Connecting the space of marked groups and the space of group operations
Tamás Kátay
TL;DR
This paper bridges two canonical encodings of countable groups—the space of group operations $\mathcal{G}$ and the space of marked groups $\mathcal{M}$—by constructing a comeager domain $\mathcal{D}\subseteq\mathcal{M}$ and a surjective open map $f:\mathcal{D}\to\mathcal{G}$ with $F_\infty/N\cong\widetilde{f(N)}$ for all $N\in\mathcal{D}$. This yields an equivalence of generic properties between the two spaces and enables translating a wide array of results from $\mathcal{G}$ to $\mathcal{M}$, including new, shorter arguments for the generic behavior of compact metrizable abelian groups.

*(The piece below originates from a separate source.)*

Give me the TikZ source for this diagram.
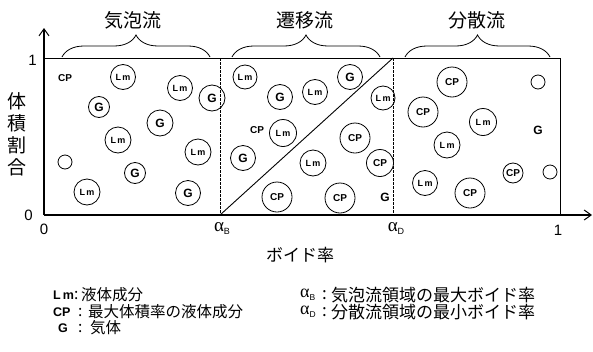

The work also clarifies limitations of the natural map $\Phi:\mathcal{G}\to\mathcal{M}$ by showing its range is nowhere dense, hence it cannot transfer genericity directly. The framework unifies and extends known 0-1 laws, meagerness of isomorphism classes, and comeager isomorphism types across subspaces, with concrete consequences for abelian and compact metrizable abelian group spaces via Pontryagin duality.
Abstract
We establish a connection between two well-studied spaces of countable groups: the space of group operations and the space of marked groups. This connection shows that the two spaces are equivalent in terms of generic properties in the sense of Baire category, which allows us to translate several results from the former setting to the latter. As an application, we give new, shorter proofs of two theorems that concern the generic behavior of compact metrizable abelian groups.